Ultimately, the torpedoing of Brian Quintenz’s nomination may be recorded as a pyrrhic victory for its orchestrators. The Winklevoss brothers have proven their influence, demonstrating that they can successfully bend the political process to their will. Yet, in winning this battle, they may have inadvertently helped the entire industry lose the war. The primary obstacle to the mainstream adoption and institutionalization of cryptocurrency is not a lack of innovation or capital; it is the suffocating cloud of regulatory uncertainty. This power play has only made that cloud darker and more ominous. It has replaced a potentially stable, predictable regulatory path with continued chaos, reinforcing the perception of the crypto industry as a wild west governed by backroom deals and the whims of powerful insiders. Institutional capital, the multi-trillion dollar prize the industry seeks, craves stability above all else.
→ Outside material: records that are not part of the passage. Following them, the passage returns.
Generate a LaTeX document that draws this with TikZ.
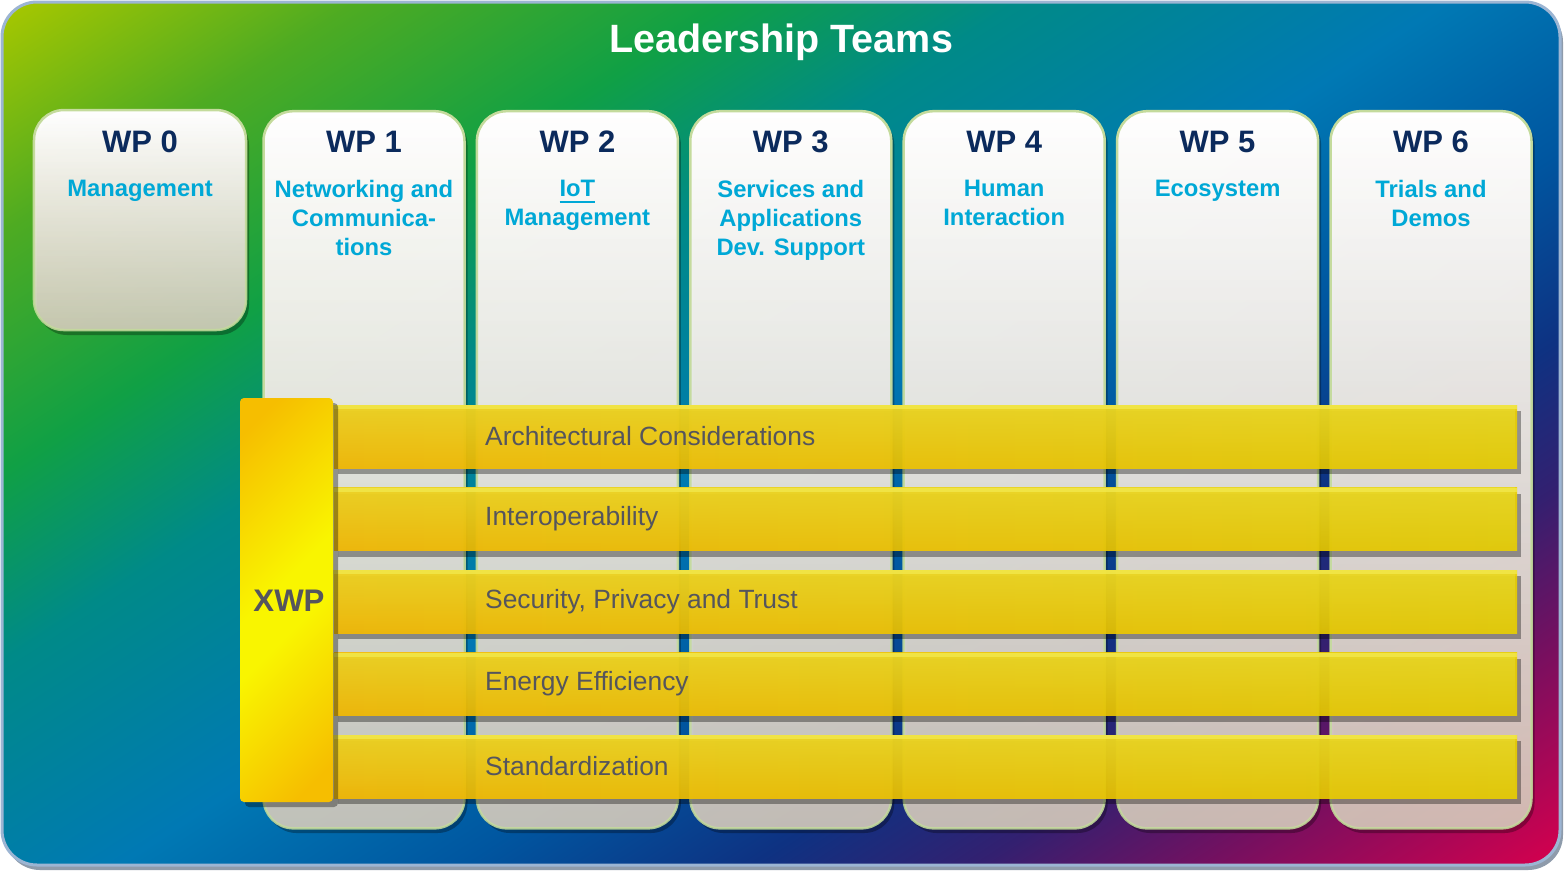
\documentclass[tikz,border=0pt]{standalone}
\usepackage{fontspec}
\setmainfont{Liberation Sans}
\usetikzlibrary{positioning,shadows,fadings}

% background, a diagonal sweep
\definecolor{bgA}{HTML}{A6C700}
\definecolor{bgB}{HTML}{4EAB22}
\definecolor{bgC}{HTML}{10A045}
\definecolor{bgD}{HTML}{008A88}
\definecolor{bgE}{HTML}{0079B4}
\definecolor{bgF}{HTML}{0056A0}
\definecolor{bgG}{HTML}{0E3282}
\definecolor{bgH}{HTML}{332070}
\definecolor{bgI}{HTML}{741060}
\definecolor{bgJ}{HTML}{D4004E}
\definecolor{wpnavy}{HTML}{0B2A5C}
\definecolor{wpcyan}{HTML}{00A8D6}
\definecolor{labelgray}{HTML}{55555D}
\definecolor{colrim}{HTML}{C4DB9C}
\definecolor{colbottom}{HTML}{DFD4C4}
\definecolor{framerim}{HTML}{9CB5D3}
\definecolor{frameshade}{HTML}{8E9BAB}
\definecolor{bandL}{HTML}{F8BC00}
\definecolor{bandR}{HTML}{EAD000}
\definecolor{bandhi}{HTML}{E8DA30}
\definecolor{bandtop}{HTML}{F2E84C}
\definecolor{xwpO}{HTML}{F6BE00}
\definecolor{xwpY}{HTML}{F9F500}

\pgfdeclarehorizontalshading{teamsbg}{100bp}{color(0bp)=(bgA); color(24.9bp)=(bgA);
  color(30.9bp)=(bgB); color(37.4bp)=(bgC); color(42.5bp)=(bgD); color(50bp)=(bgE);
  color(56bp)=(bgF); color(61.1bp)=(bgG); color(65.1bp)=(bgH); color(69.1bp)=(bgI);
  color(75.1bp)=(bgJ); color(100bp)=(bgJ)}
\pgfdeclarehorizontalshading{xwpshade}{100bp}{color(0bp)=(xwpO); color(20bp)=(xwpO);
  color(47bp)=(xwpY); color(55bp)=(xwpY); color(80bp)=(xwpO); color(100bp)=(xwpO)}
\tikzfading[name=fade down, top color=transparent!0, bottom color=transparent!100]
\tikzfading[name=col fade, top color=transparent!0, bottom color=transparent!14]

\newsavebox\ulbox
\newcommand\ulinetext[1]{\sbox\ulbox{#1}\rlap{\rule[-6.3pt]{\wd\ulbox}{2.3pt}}\usebox\ulbox}

\begin{document}
\begin{tikzpicture}[x=1pt, y=-1pt,
  teamframe/.style={rectangle, rounded corners=35, draw=framerim, line width=3, outer sep=0, inner sep=0,
    path picture={\shade[shading=teamsbg, shading angle=-57]
      ([xshift=-782pt,yshift=-782pt]path picture bounding box.center) rectangle
      ([xshift=782pt,yshift=782pt]path picture bounding box.center);},
    drop shadow={shadow xshift=3pt, shadow yshift=-5pt, fill=frameshade, opacity=1}},
  wpcol/.style={rectangle, rounded corners=30, draw=colrim, line width=2.5, outer sep=0, inner sep=0,
    top color=white, bottom color=colbottom, path fading=col fade, minimum width=201,
    drop shadow={shadow xshift=3pt, shadow yshift=-5pt, opacity=0.3, fill=black}},
  wphead/.style={anchor=base, text=wpnavy, font=\fontsize{31}{36}\selectfont\bfseries, inner sep=0},
  wpsub/.style={anchor=north, align=center, text=wpcyan, font=\fontsize{23.8}{29}\selectfont\bfseries, inner sep=0},
  bandbox/.style={rectangle, minimum width=1183, minimum height=63, inner sep=0, outer sep=0,
    left color=bandL, right color=bandR, fill opacity=0.9,
    drop shadow={shadow xshift=4pt, shadow yshift=-6pt, opacity=0.35, fill=black}},
  bandlabel/.style={anchor=west, text=labelgray, font=\fontsize{26.4}{30}\selectfont, inner sep=0},
  xwpbox/.style={rectangle, rounded corners=4, inner sep=0, outer sep=0,
    shade, shading=xwpshade, shading angle=-45,
    drop shadow={shadow xshift=5pt, shadow yshift=-5pt, opacity=0.35, fill=black}},
  xwplabel/.style={text=labelgray, font=\fontsize{31.2}{36}\selectfont\bfseries, inner sep=0}]
  \useasboundingbox (0,0) rectangle (1564,871);

  \node[teamframe, minimum width=1558, minimum height=863] (frame) at (781,433.5) {};
  \node[anchor=base, text=white, font=\fontsize{39.5}{44}\selectfont\bfseries, inner sep=0]
    (title) at ([yshift=-50pt]frame.north) {Leadership Teams};

  % work packages
  \node[wpcol, minimum width=212, minimum height=220] (wp0) at (140,220) {};
  \node[wphead] (wp0-head) at ([yshift=-42pt]wp0.north) {WP 0};
  \node[wpsub] (wp0-sub) at ([yshift=-70pt]wp0.north) {Management};
  \foreach \n/\x/\sub in {1/364/{Networking and\\Communica-\\tions}, 2/577.4/{\ulinetext{IoT}\\Management},
      3/790.8/{Services and\\Applications\\Dev. Support}, 4/1004.2/{Human\\Interaction},
      5/1217.6/Ecosystem, 6/1431/{Trials and\\Demos}} {
    \node[wpcol, minimum height=718] (wp\n) at (\x,469) {};
    \node[wphead] (wp\n-head) at ([yshift=-42pt]wp\n.north) {WP \n};
    \node[wpsub] (wp\n-sub) at ([yshift=-70pt]wp\n.north) {\sub};
  }

  % cross-cutting topics
  \foreach \band/\txt [count=\i from 0] in {arch/Architectural Considerations, interop/Interoperability,
      secure/{Security, Privacy and Trust}, energy/Energy Efficiency, stand/Standardization} {
    \node[bandbox] (\band) at (925.5,436.5+82.5*\i) {};
    \fill[bandhi, path fading=fade down, fill opacity=0.7] (\band.north west) rectangle (\band.south east);
    \fill[bandtop, fill opacity=0.8] (\band.north west) rectangle ([yshift=-4pt]\band.north east);
    \node[bandlabel, right=151pt of \band.west] (\band-lbl) {\txt};
  }
  \node[xwpbox, minimum width=93, minimum height=404] (xwp) at (286.5,600) {};
  \node[xwplabel] (xwp-lbl) at ([xshift=2.5pt,yshift=-1pt]xwp.center) {XWP};
\end{tikzpicture}
\end{document}
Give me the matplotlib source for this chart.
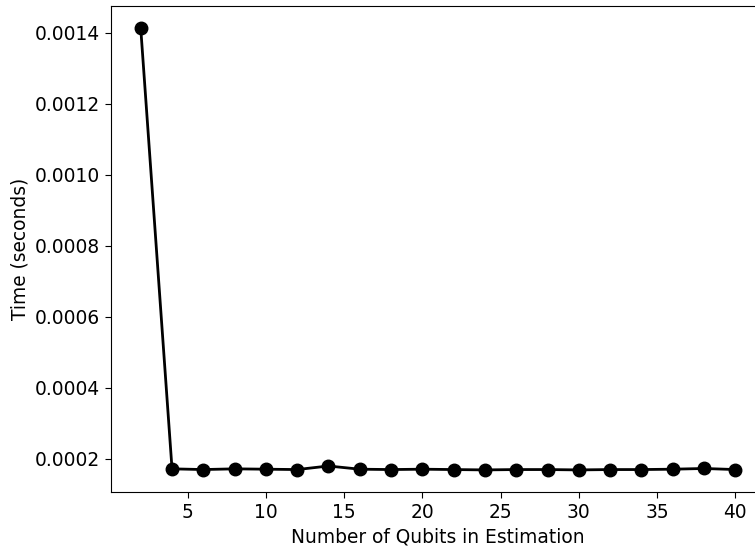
import numpy as np
import matplotlib
matplotlib.use("Agg")
import matplotlib.pyplot as plt

# qubits used in the estimation and measured run time
n_qubits = [2, 4, 6, 8, 10, 12, 14, 16, 18, 20, 22, 24, 26, 28, 30, 32, 34, 36, 38, 40]
times = [0.001413, 0.000172, 0.000170, 0.000172, 0.000171, 0.000170, 0.000180,
         0.000171, 0.000170, 0.000171, 0.000170, 0.000169, 0.000170, 0.000170,
         0.000169, 0.000170, 0.000170, 0.000171, 0.000173, 0.000170]

plt.rcParams['font.size'] = 13.4
plt.rcParams['xtick.major.size'] = 4.5
plt.rcParams['ytick.major.size'] = 4.5

fig = plt.figure(figsize=(7.55, 5.5), dpi=100)
ax = fig.add_axes([111 / 755, 58 / 550, 654 / 755, 486 / 550])

ax.plot(n_qubits, times, color='black', marker='o', linewidth=2.0, markersize=9)

ax.set_xlabel('Number of Qubits in Estimation')
ax.set_ylabel('Time (seconds)')

fig.savefig('out.png', dpi=100)
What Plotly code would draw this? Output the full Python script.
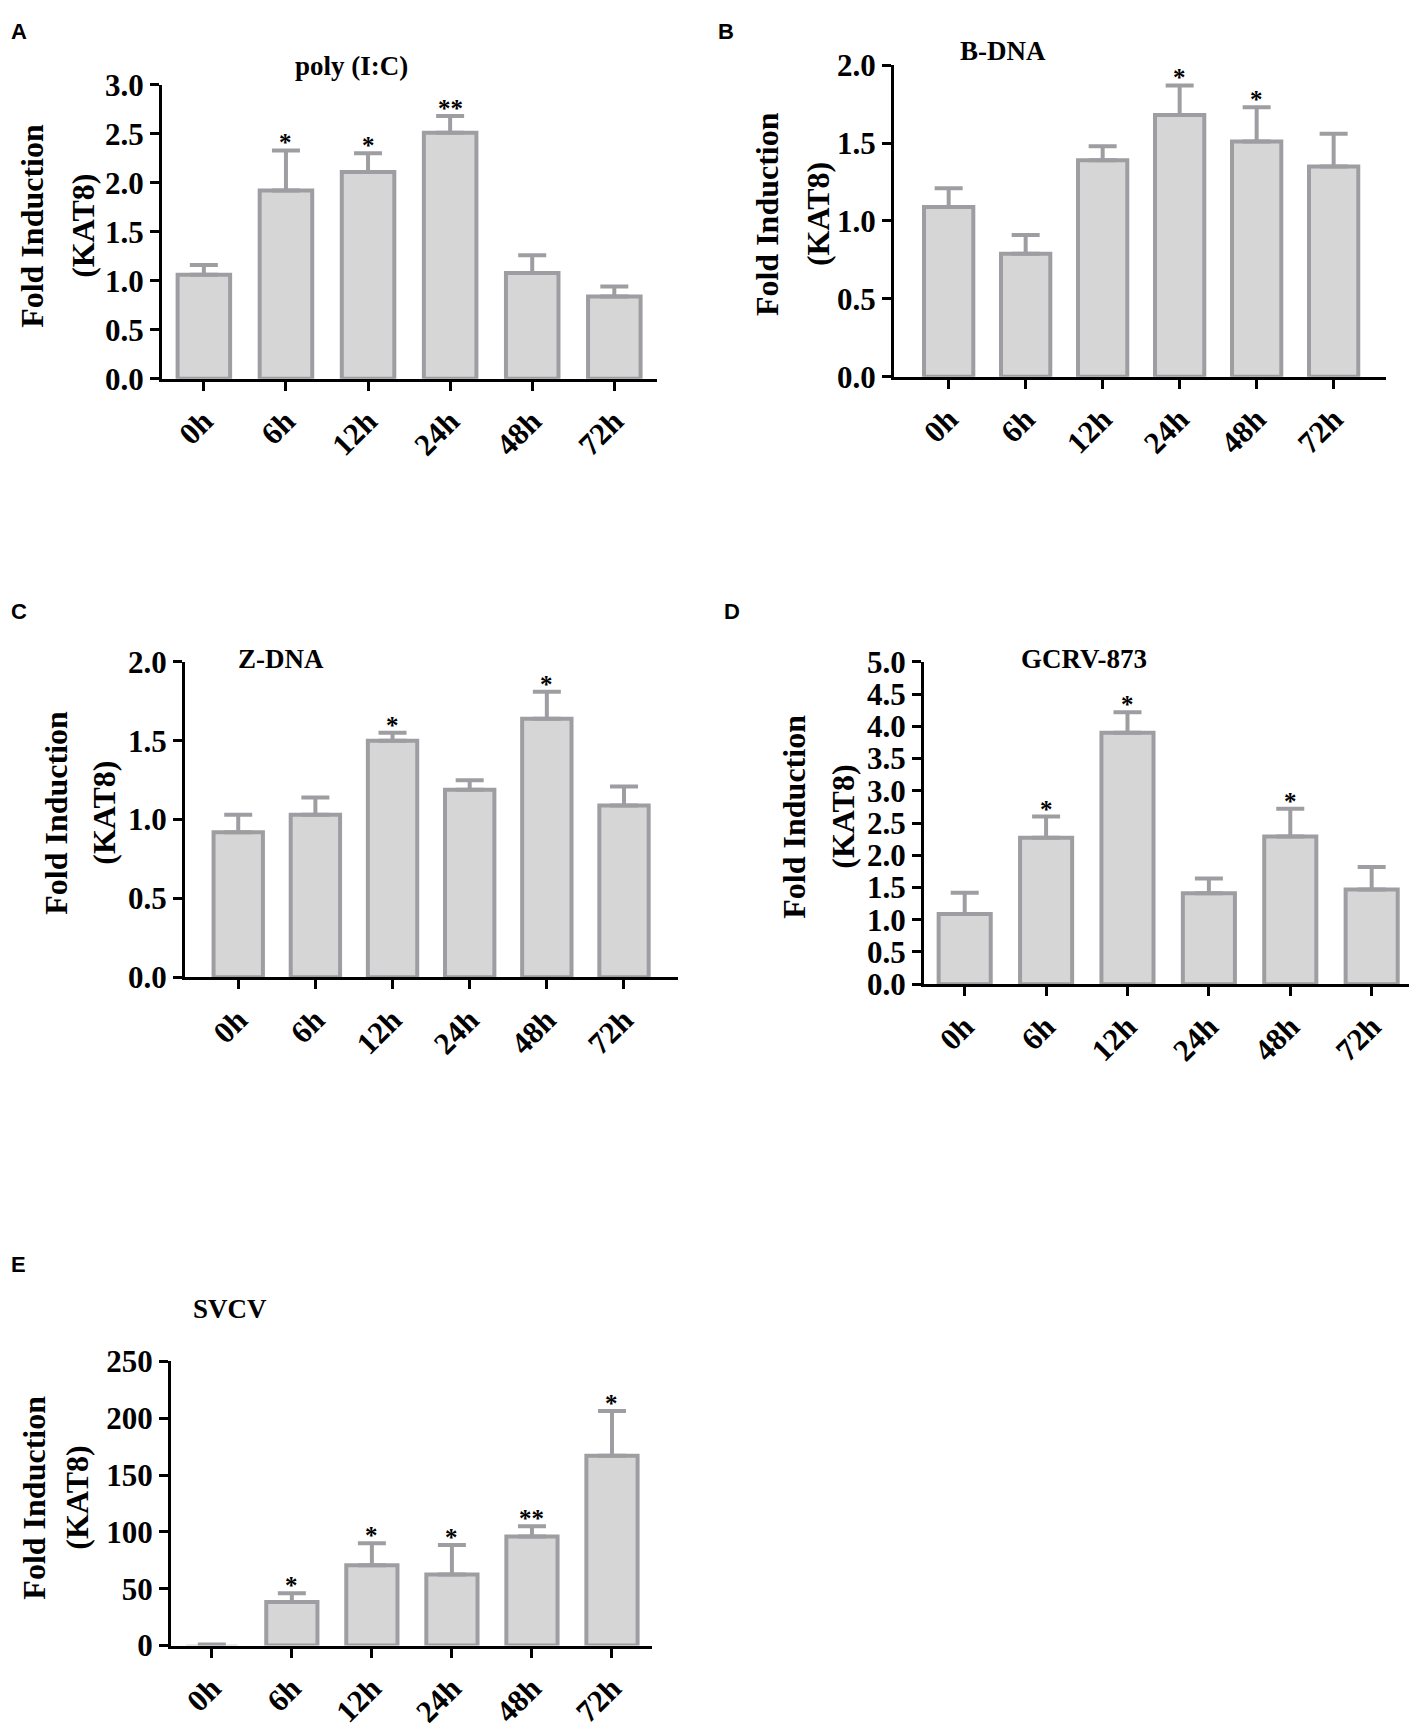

This episode has shown that the American regulatory landscape is anything but stable. The real challenge, therefore, is not merely to find a replacement for Quintenz. It is for the crypto industry to mature beyond these internecine squabbles and for policymakers to build a resilient framework that transcends political gamesmanship. Until that happens, America’s ambition to be the undisputed global capital of cryptocurrency will remain a distant dream, perpetually lost in the fog of its own self-made political intrigue.